Robertson noted that Ethiopia has achieved this without portfolio investors playing any role until the debut Eurobond in late 2014.

Ethiopia’s government has used domestic resources to fund growth rather than seek foreign portfolio investment.

So rather than IPO telecoms as Kenya did, the government has used profits from the state-owned telecom monopoly to fund investment in infrastructure.

“We do not see any sign of an opening up to foreign portfolio investors or foreign banks, but we believe that the country could attract such investment (without undermining its ideological beliefs) via listing companies offshore,” he added.

Robertson compared Ethiopia to “China in 1983”.
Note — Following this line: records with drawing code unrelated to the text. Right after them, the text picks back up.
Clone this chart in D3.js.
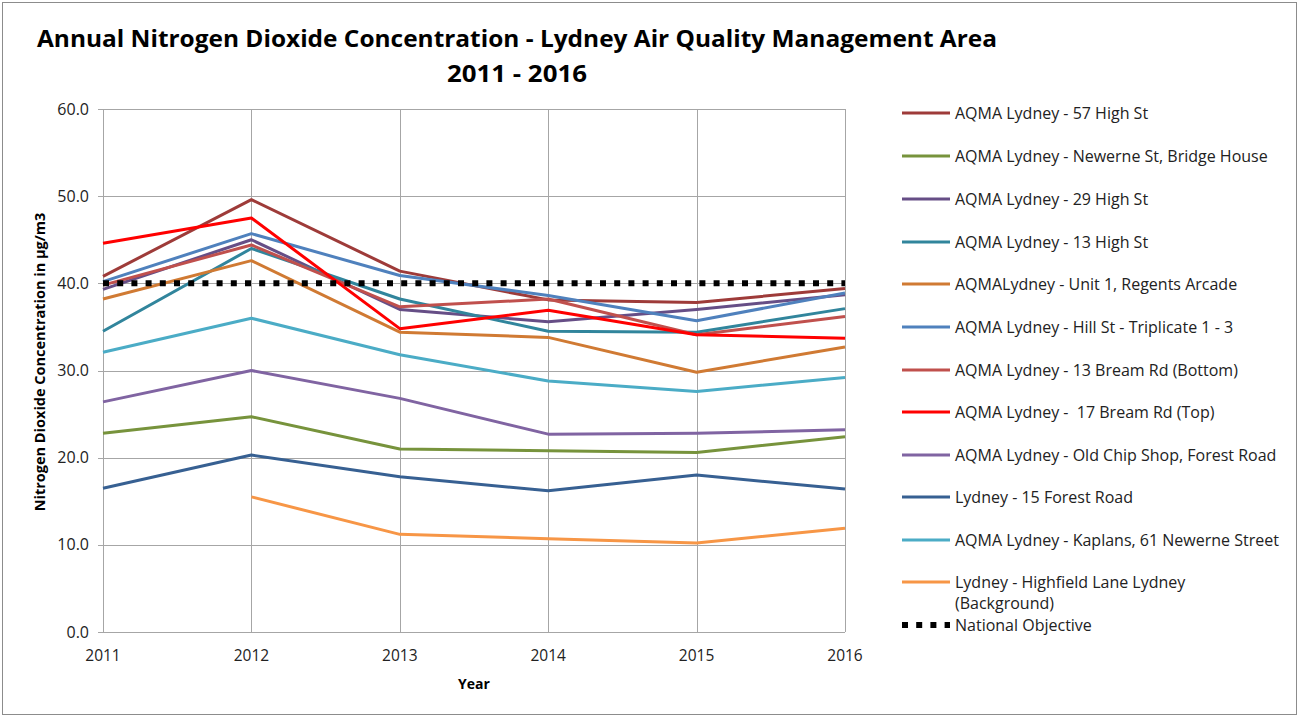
<!DOCTYPE html>
<html>
<head>
<meta charset="utf-8">
<script src="https://cdn.jsdelivr.net/npm/d3@7"></script>
<style>
  body { margin: 0; background: #fff; }
  text { font-family: "Open Sans", "Noto Sans", sans-serif; }
</style>
</head>
<body>
<div id="chart"></div>
<script>
const years = [2011, 2012, 2013, 2014, 2015, 2016];
const yTicks = [0, 10, 20, 30, 40, 50, 60];

const highSt57 = [40.8, 49.6, 41.4, 38.1, 37.8, 39.4];
const newerneBridge = [22.8, 24.7, 21.0, 20.8, 20.6, 22.4];
const highSt29 = [39.3, 45.0, 37.0, 35.6, 37.0, 38.7];
const highSt13 = [34.5, 44.0, 38.2, 34.5, 34.4, 37.1];
const regentsArcade = [38.2, 42.6, 34.4, 33.8, 29.8, 32.7];
const hillSt = [40.2, 45.7, 40.9, 38.6, 35.7, 38.9];
const breamBottom = [39.8, 44.4, 37.3, 38.2, 34.1, 36.2];
const breamTop = [44.6, 47.5, 34.8, 36.9, 34.1, 33.7];
const oldChipShop = [26.4, 30.0, 26.8, 22.7, 22.8, 23.2];
const forestRd15 = [16.5, 20.3, 17.8, 16.2, 18.0, 16.4];
const kaplans = [32.1, 36.0, 31.8, 28.8, 27.6, 29.2];
const highfield = [null, 15.5, 11.2, 10.7, 10.2, 11.9];
const nationalObjective = [40, 40, 40, 40, 40, 40];

const seriesNames = [
  "AQMA Lydney - 57 High St",
  "AQMA Lydney - Newerne St, Bridge House",
  "AQMA Lydney - 29 High St",
  "AQMA Lydney - 13 High St",
  "AQMALydney - Unit 1, Regents Arcade",
  "AQMA Lydney - Hill St - Triplicate 1 - 3",
  "AQMA Lydney - 13 Bream Rd (Bottom)",
  "AQMA Lydney -  17 Bream Rd (Top)",
  "AQMA Lydney - Old Chip Shop, Forest Road",
  "Lydney - 15 Forest Road",
  "AQMA Lydney - Kaplans, 61 Newerne Street",
  "Lydney - Highfield Lane Lydney\n(Background)",
  "National Objective"
];
const seriesValues = [highSt57, newerneBridge, highSt29, highSt13, regentsArcade, hillSt,
  breamBottom, breamTop, oldChipShop, forestRd15, kaplans, highfield, nationalObjective];
const seriesColors = ["#9e3b39", "#77933c", "#664e86", "#31859c", "#d07a33", "#4f81bd",
  "#c0504d", "#ff0000", "#8064a2", "#376092", "#4bacc6", "#f79646", "#000000"];

const width = 1299, height = 717;
const svg = d3.select("#chart").append("svg")
  .attr("width", width).attr("height", height);

svg.append("rect").attr("x", 0).attr("y", 0).attr("width", width).attr("height", height).attr("fill", "#fff");
svg.append("rect").attr("x", 2.5).attr("y", 2.5).attr("width", width - 5).attr("height", height - 5)
  .attr("fill", "none").attr("stroke", "#8c8c8c").attr("stroke-width", 1);

const x = d3.scalePoint().domain(years).range([103, 845]);
const y = d3.scaleLinear().domain([0, 60]).range([632, 109]);

// grid
svg.append("g").selectAll("line").data(yTicks).join("line")
  .attr("x1", 98).attr("x2", 845)
  .attr("y1", d => Math.round(y(d)) + 0.5).attr("y2", d => Math.round(y(d)) + 0.5)
  .attr("stroke", "#a6a6a6").attr("stroke-width", 1);
svg.append("g").selectAll("line").data(years).join("line")
  .attr("x1", d => Math.round(x(d)) + 0.5).attr("x2", d => Math.round(x(d)) + 0.5)
  .attr("y1", 109).attr("y2", 632)
  .attr("stroke", "#a6a6a6").attr("stroke-width", 1);

// tick labels
svg.append("g").selectAll("text").data(yTicks).join("text")
  .attr("x", 89).attr("y", d => y(d)).attr("dy", "0.35em")
  .attr("text-anchor", "end").attr("font-size", 16).attr("fill", "#222")
  .text(d => d3.format(".1f")(d));
svg.append("g").selectAll("text").data(years).join("text")
  .attr("x", d => x(d)).attr("y", 661)
  .attr("text-anchor", "middle").attr("font-size", 15.5).attr("fill", "#222")
  .text(d => d);

// axis titles
svg.append("text").attr("x", 474).attr("y", 689).attr("text-anchor", "middle")
  .attr("font-size", 14).attr("font-weight", "bold").text("Year");
svg.append("text").attr("transform", "translate(45,362) rotate(-90)")
  .attr("text-anchor", "middle").attr("font-size", 14.5).attr("font-weight", "bold")
  .text("Nitrogen Dioxide Concentration in µg/m3");

// chart title
svg.append("text").attr("x", 517).attr("y", 47).attr("text-anchor", "middle")
  .attr("font-size", 24).attr("font-weight", "bold")
  .attr("textLength", 960).attr("lengthAdjust", "spacingAndGlyphs")
  .text("Annual Nitrogen Dioxide Concentration - Lydney Air Quality Management Area");
svg.append("text").attr("x", 517).attr("y", 82).attr("text-anchor", "middle")
  .attr("font-size", 24).attr("font-weight", "bold")
  .attr("textLength", 140).attr("lengthAdjust", "spacingAndGlyphs")
  .text("2011 - 2016");

// series lines
const line = d3.line()
  .defined(d => d.v != null)
  .x(d => x(d.year)).y(d => y(d.v));

seriesValues.forEach((vals, i) => {
  const pts = years.map((yr, j) => ({ year: yr, v: vals[j] }));
  const isObj = i === seriesValues.length - 1;
  svg.append("path").datum(pts)
    .attr("d", line)
    .attr("fill", "none")
    .attr("stroke", seriesColors[i])
    .attr("stroke-width", isObj ? 6 : 3)
    .attr("stroke-dasharray", isObj ? "6 8.2" : null)
    .attr("stroke-linejoin", "round");
});

// legend
const legendY = [113, 156, 199, 242, 284, 327, 370, 412, 455, 497, 540, 582, 625];
const legend = svg.append("g");
seriesNames.forEach((name, i) => {
  const isObj = i === seriesNames.length - 1;
  legend.append("line")
    .attr("x1", 902).attr("x2", 950)
    .attr("y1", legendY[i]).attr("y2", legendY[i])
    .attr("stroke", seriesColors[i])
    .attr("stroke-width", isObj ? 6 : 3)
    .attr("stroke-dasharray", isObj ? "6 8.2" : null);
  const t = legend.append("text")
    .attr("x", 955).attr("y", legendY[i])
    .attr("font-size", 16).attr("fill", "#222");
  name.split("\n").forEach((part, k) => {
    t.append("tspan").attr("x", 955).attr("dy", k === 0 ? "0.35em" : "1.35em")
      .attr("xml:space", "preserve").text(part);
  });
});
</script>
</body>
</html>
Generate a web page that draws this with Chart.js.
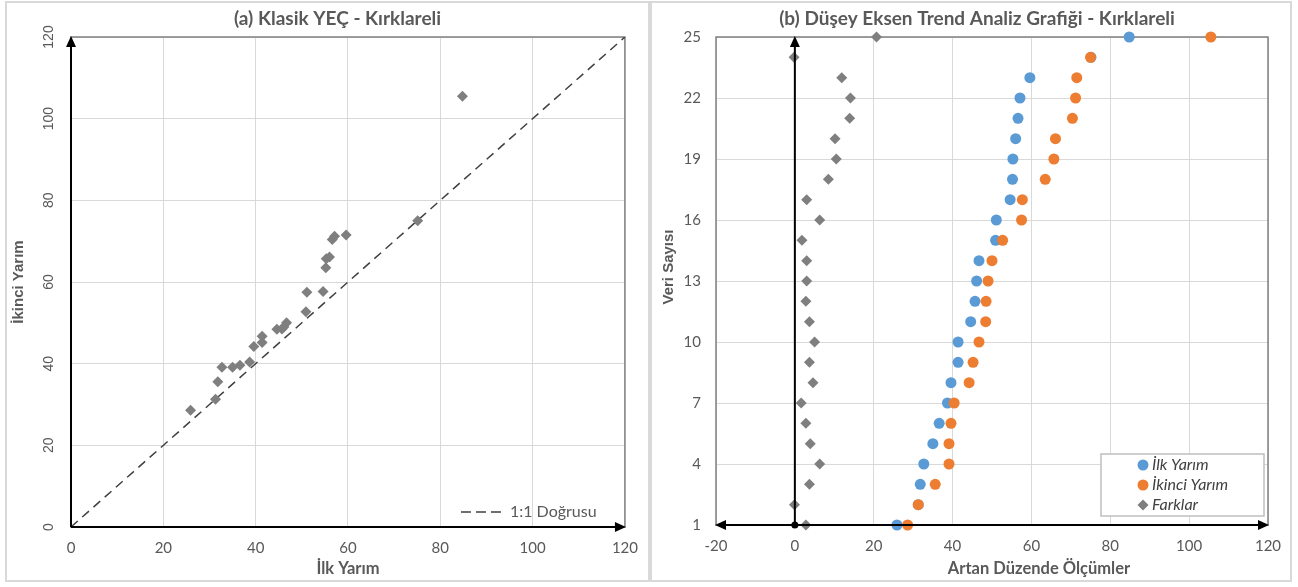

“China is probably the best comparison for those looking at Ethiopia. Both countries have an extremely long history of relatively stable government. It is striking to us how well the Ethiopian government has managed to deliver on its objectives,” he said.

Renaissance Capital estimates the development lag between Ethiopia and China at 25 years.

Robertson said that China saw corporate bonds and some company stocks re-emerge in 1984, but it only re-established its stock market in 1990.

“That means we should expect a corporate bond market [in Ethiopia] to open up this year (this is planned) and a stock market should come by 2023,” he said.

In one marked contrast to the China or East Asian model, Ethiopia maintains an overvalued currency via extremely strong capital controls.

Hence, Robertson warned that Eurobond investors need to be aware that the currency is overvalued but that the IMF still only sees a medium risk of the country facing a debt distress scenario in the medium term.

“In the meantime, we believe equity investors will need to consider private equity as the most plausible way to access this market,” he added.